I swear now. You roll your eyes and assure Steve you never taught me to talk that way, and then you two smile at each other about my refusal to be lady-like. And eye-rolls aside, I always felt like you loved that streak in me that couldn’t be contained. I got that from you. And I love it about me. You tried to be conventional most times, even if it didn’t always work. And then showed up wearing hot pink pants to the birth of your grandson, which pretty much sums it all up.

And yet, the most important Mom-isms stuck. I write thank you cards. I put a dollar in the Salvation Army box every time I see one. I make dinner for anyone who had a baby or lost a loved one. I learned that from you.

My children will get sick of seeing me at school just like we did with you. You were at everything, even when I begged you to stay home from watching my sport games or spelling bees, in typical teenager form. But you refused to miss anything, and I suppose I never really wanted you to stay home. Remember that time you took a caffeine pill to stay awake during my band concert and still fell asleep? Oh, you hated those band concerts! It took me years to confess that after the first year or two, I basically lip-synced the flute. Thank goodness you found it as funny as I did, in hindsight.

You always tried to be home when we got home from school, and I came to rely on that consistency. If I’d had a bad day, I knew you’d sit at the kitchen table and talk it out no matter how long it took. As a parent, I wonder now if you fretted about getting dinner ready or all the things you needed to do. I never sensed that about you. There was no internal timer going off. You just sat and chatted and listened.

You gave me the love for writing that has underscored everything in my life. If I couldn’t write, I’m not sure what I would do. You read all my stories as a child, even the ones with no plot or climax of the story, and told me how much you loved my writing. What if you had told me I needed more plot? Less description? Perhaps I wouldn’t have writing in me anymore, because it had been criticized away. I really love how you believed in me.

And perhaps the greatest gift you passed on? That you did things. This is no small statement, as you had three children and we all ran in different directions. I never thought anything of the fact that you’d take the whole family to the movies or concerts or three-week road trips in the summer. Now I see how much effort you put in to raising children who loved to do things. How hard it must have been to have three children in the Minnesota winters, and bundling us up to go experience the world. You taught us to experience things. And I now pass that on to my children, and think of you every time I pile the kids in the car to hunt down some new discovery.

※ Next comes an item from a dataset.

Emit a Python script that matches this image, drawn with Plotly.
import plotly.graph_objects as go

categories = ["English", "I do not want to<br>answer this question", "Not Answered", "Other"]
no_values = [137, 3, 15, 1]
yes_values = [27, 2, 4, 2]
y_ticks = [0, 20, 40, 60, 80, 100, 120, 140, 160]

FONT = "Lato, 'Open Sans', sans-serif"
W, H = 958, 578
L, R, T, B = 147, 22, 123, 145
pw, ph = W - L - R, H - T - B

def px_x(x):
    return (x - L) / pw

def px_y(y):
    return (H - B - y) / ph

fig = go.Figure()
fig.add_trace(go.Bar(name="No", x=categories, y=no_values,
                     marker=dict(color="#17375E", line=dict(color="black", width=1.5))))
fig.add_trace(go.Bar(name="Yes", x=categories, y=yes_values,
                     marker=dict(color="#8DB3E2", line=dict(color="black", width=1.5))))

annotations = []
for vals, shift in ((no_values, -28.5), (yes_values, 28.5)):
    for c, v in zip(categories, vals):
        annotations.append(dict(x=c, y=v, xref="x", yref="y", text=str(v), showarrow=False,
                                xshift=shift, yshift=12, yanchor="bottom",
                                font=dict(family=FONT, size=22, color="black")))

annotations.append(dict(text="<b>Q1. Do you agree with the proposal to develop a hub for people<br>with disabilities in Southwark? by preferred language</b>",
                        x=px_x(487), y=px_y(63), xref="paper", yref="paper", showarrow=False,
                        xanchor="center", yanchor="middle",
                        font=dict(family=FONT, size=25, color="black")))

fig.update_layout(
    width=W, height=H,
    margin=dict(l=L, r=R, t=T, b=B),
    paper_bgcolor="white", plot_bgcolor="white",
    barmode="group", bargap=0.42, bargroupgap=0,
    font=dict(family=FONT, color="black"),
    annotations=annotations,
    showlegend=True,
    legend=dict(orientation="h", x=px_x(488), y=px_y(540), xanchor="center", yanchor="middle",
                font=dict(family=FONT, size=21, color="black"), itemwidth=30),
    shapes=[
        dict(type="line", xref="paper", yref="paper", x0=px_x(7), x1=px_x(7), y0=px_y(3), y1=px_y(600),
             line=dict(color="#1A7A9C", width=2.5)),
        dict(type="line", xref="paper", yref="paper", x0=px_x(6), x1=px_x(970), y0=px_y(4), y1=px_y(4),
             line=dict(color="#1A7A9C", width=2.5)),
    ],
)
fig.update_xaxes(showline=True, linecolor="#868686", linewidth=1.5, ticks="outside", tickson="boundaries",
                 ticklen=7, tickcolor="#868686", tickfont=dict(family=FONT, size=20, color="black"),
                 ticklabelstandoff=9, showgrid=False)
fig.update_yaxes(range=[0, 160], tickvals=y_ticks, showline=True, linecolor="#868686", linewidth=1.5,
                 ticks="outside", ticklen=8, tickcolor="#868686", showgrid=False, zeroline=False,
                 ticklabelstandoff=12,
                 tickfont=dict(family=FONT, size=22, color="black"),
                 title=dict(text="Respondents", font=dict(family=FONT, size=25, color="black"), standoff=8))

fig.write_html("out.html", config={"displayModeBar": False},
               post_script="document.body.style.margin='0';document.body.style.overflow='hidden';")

You will be missed more than words could possibly express, but you will always be remembered. I’ll tell stories of my mom’s crazy antics, like when you quoted Jesus as saying “Never judge a man until you walk a mile in his shoes.” (Umm…it was Elvis). Your quirky confusions gave us plenty of fodder to tease you, just as my children will no doubt love making fun of me. It’s part of the package. We all love those “Remember that time when Mom…” stories. Like the one about driving back to get your black pants? Classic.

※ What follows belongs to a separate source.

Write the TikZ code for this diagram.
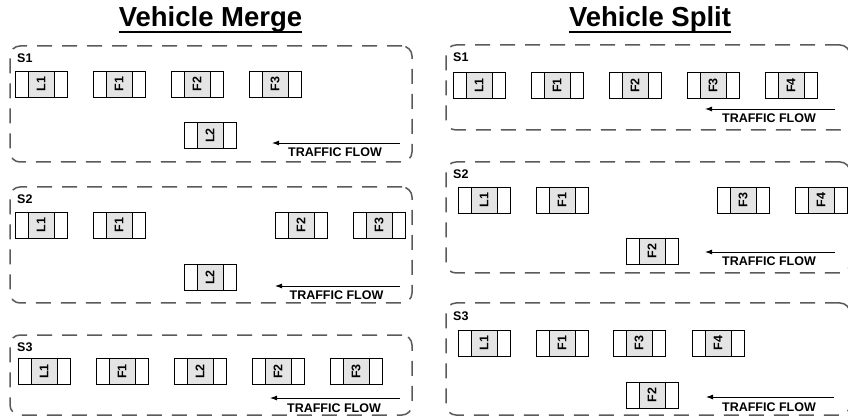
\documentclass[tikz,border=0pt]{standalone}
\usepackage{fontspec}
\setmainfont{Liberation Sans}
\usetikzlibrary{arrows.meta,calc}

\definecolor{dashgray}{HTML}{5A5A5A}
\definecolor{cargray}{HTML}{E4E4E4}

% one vehicle: grey body with a white cell on each side
\newcommand\car[4]{%
  \node[carbody] (#1) at (#2,#3) {\rotatebox{90}{#4}};
  \node[carside, anchor=east] (#1-l) at (#1.west) {};
  \node[carside, anchor=west] (#1-r) at (#1.east) {};
}
% a scene frame with its label and traffic-flow arrow
\newcommand\scene[9]{% name, cx, cy, w, h, label, arrow y, arrow x from, arrow x to
  \node[scenebox, minimum width=#4pt, minimum height=#5pt] (#1) at (#2,#3) {};
  \node[scenelabel] (#1-lab) at ([xshift=7pt,yshift=-17pt]#1.north west) {#6};
  \coordinate (#1-a0) at (#8,#7);
  \coordinate (#1-a1) at (#9,#7);
  \draw[flowarrow] (#1-a0) -- (#1-a1);
  \node[flowtext] (#1-txt) at ([xshift=-1pt,yshift=-14pt]$(#1-a0)!0.5!(#1-a1)$) {TRAFFIC FLOW};
}

\begin{document}
\begin{tikzpicture}[x=1pt, y=-1pt,
  scenebox/.style={draw=dashgray, line width=1.5pt, dash pattern=on 15pt off 10pt,
    rounded corners=10pt, inner sep=0pt, outer sep=0pt},
  scenelabel/.style={anchor=base west, inner sep=0pt, font=\bfseries\fontsize{12.5}{14}\selectfont},
  flowtext/.style={anchor=base, inner sep=0pt, font=\bfseries\fontsize{12.5}{14}\selectfont},
  flowarrow/.style={line width=0.9pt, -{Latex[length=7pt,width=5pt]}},
  carbody/.style={draw, line width=0.8pt, fill=cargray, minimum width=26pt, minimum height=26pt,
    inner sep=0pt, outer sep=0pt, font=\bfseries\fontsize{12.5}{14}\selectfont},
  carside/.style={draw, line width=0.8pt, fill=white, minimum width=13pt, minimum height=26pt,
    inner sep=0pt, outer sep=0pt},
  title/.style={anchor=base, inner sep=0pt, font=\bfseries\fontsize{27.5}{32}\selectfont}]

\useasboundingbox (0,0) rectangle (848,419);
\clip (0,0) rectangle (848,419);

% ---------- titles ----------
\node[title] (tmerge) at (210.5,27) {Vehicle Merge};
\draw[line width=1.8pt] ([yshift=-5pt]tmerge.base west) -- ([yshift=-5pt]tmerge.base east);
\node[title] (tsplit) at (650,27) {Vehicle Split};
\draw[line width=1.8pt] ([yshift=-5pt]tsplit.base west) -- ([yshift=-5pt]tsplit.base east);

% ---------- vehicle merge ----------
\scene{m1}{211}{104}{402}{116}{S1}{143}{400}{272}
\car{m1L1}{41}{84}{L1}
\car{m1F1}{119}{84}{F1}
\car{m1F2}{197}{84}{F2}
\car{m1F3}{275}{84}{F3}
\car{m1L2}{210}{135.5}{L2}

\scene{m2}{211}{245}{402}{116}{S2}{286}{400}{275}
\car{m2L1}{41}{225}{L1}
\car{m2F1}{119}{225}{F1}
\car{m2F2}{301}{225}{F2}
\car{m2F3}{379}{225}{F3}
\car{m2L2}{210}{277.5}{L2}

\scene{m3}{211}{375}{402}{80}{S3}{398}{400}{270}
\car{m3L1}{44}{371.5}{L1}
\car{m3F1}{122}{371.5}{F1}
\car{m3L2}{200}{371.5}{L2}
\car{m3F2}{278}{371.5}{F2}
\car{m3F3}{356}{371.5}{F3}

% ---------- vehicle split ----------
\scene{s1}{648}{87.5}{404}{85}{S1}{109}{835}{705}
\car{s1L1}{479}{85.5}{L1}
\car{s1F1}{557}{85.5}{F1}
\car{s1F2}{635}{85.5}{F2}
\car{s1F3}{713}{85.5}{F3}
\car{s1F4}{791}{85.5}{F4}

\scene{s2}{648}{217.5}{404}{111}{S2}{252}{835}{705}
\car{s2L1}{484}{200}{L1}
\car{s2F1}{562}{200}{F1}
\car{s2F3}{743}{200}{F3}
\car{s2F4}{821}{200}{F4}
\car{s2F2}{652}{251}{F2}

\scene{s3}{648}{359}{404}{112}{S3}{397}{834}{706}
\car{s3L1}{484}{343}{L1}
\car{s3F1}{562}{343}{F1}
\car{s3F3}{639}{343}{F3}
\car{s3F4}{718}{343}{F4}
\car{s3F2}{652}{395}{F2}

\end{tikzpicture}
\end{document}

I will think of you every Christmas as I write my Christmas letter. Hang my ornaments. You loved Christmas so much, and it seems tragic and yet meaningful to me that your death is now permanently tied into this season. That every year, I will decorate my tree and think of That Christmas when I lost you. But also, all those other Christmases when you made it magical for us. Your snow village houses. Decorating the tree the day after Thanksgiving. You loved creating those memories.

I love you, Mom. I hope you are at peace. And that you know how loved you are. I’m so proud to be your daughter.